Consider the following situation. A certain quantity of ideal monatomic gas (say one mole) is confined in a cylinder by a piston and is maintained at constant temperature (say $T_0$) by thermal contact with a heat reservoir. Then the gas slowly expands from $V_1$ to $V_2$ while being held at the same temperature $T_0$.
Question: Is this process reversible or irreversible?

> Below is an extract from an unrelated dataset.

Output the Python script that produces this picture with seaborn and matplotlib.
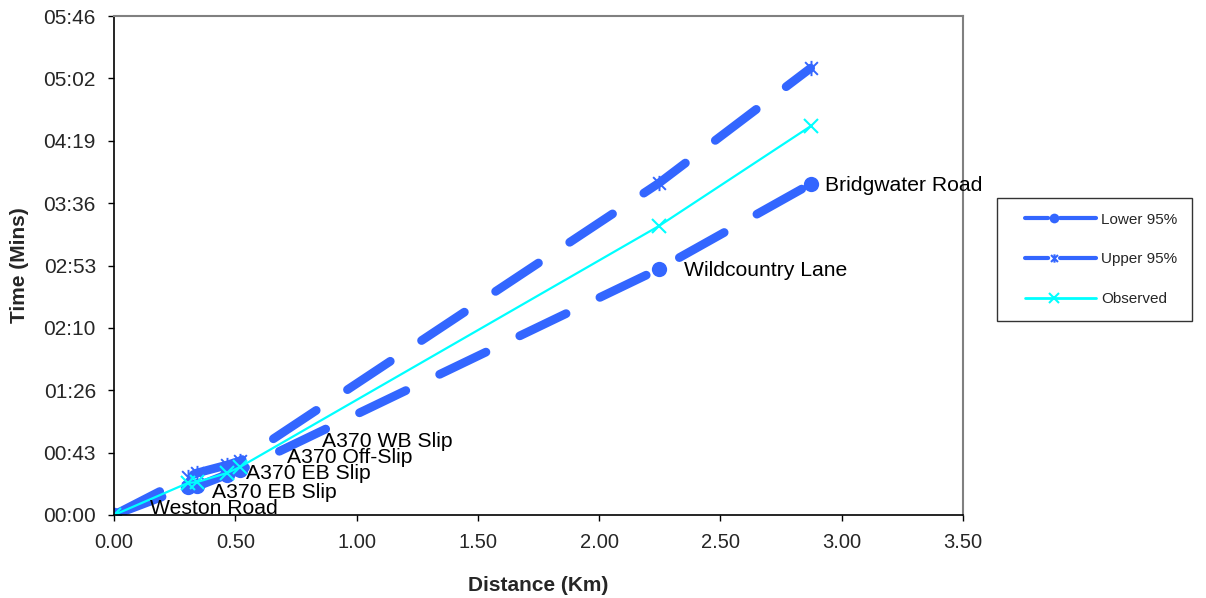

Attempt: When the gas expands, the temperature must decrease, so the heat reservoir gives energy to the gas so the gas is maintained to the same temperature, right? Then If we do work on the gas so that it returns to the initial volume $V_1$, we know that due to $\Delta T=0$, then $\Delta U=0$, right? So, the work done on the gas is going to transform itself to heat that would be absorbed by the heat reservoir. My question is: how do we know if the heat given by the heat reservoir is the same that the heat absorbed by itself? If this is true, then I guess the process will be reversible, but if it's not true, does the process would be irreversible? Or it does not matter due that we have a heat reservoir?
Best Answer
Your process will be reversible only if it is a) quasi-static and b) non-dissipative. It will be quasi-static if it is carried out infinitely slowly in such a manner that the pressure on either sides of the piston varies only infinitesimally. It will be non-dissipative if the piston is frictionless and there is no viscous heating of the gas as it expands.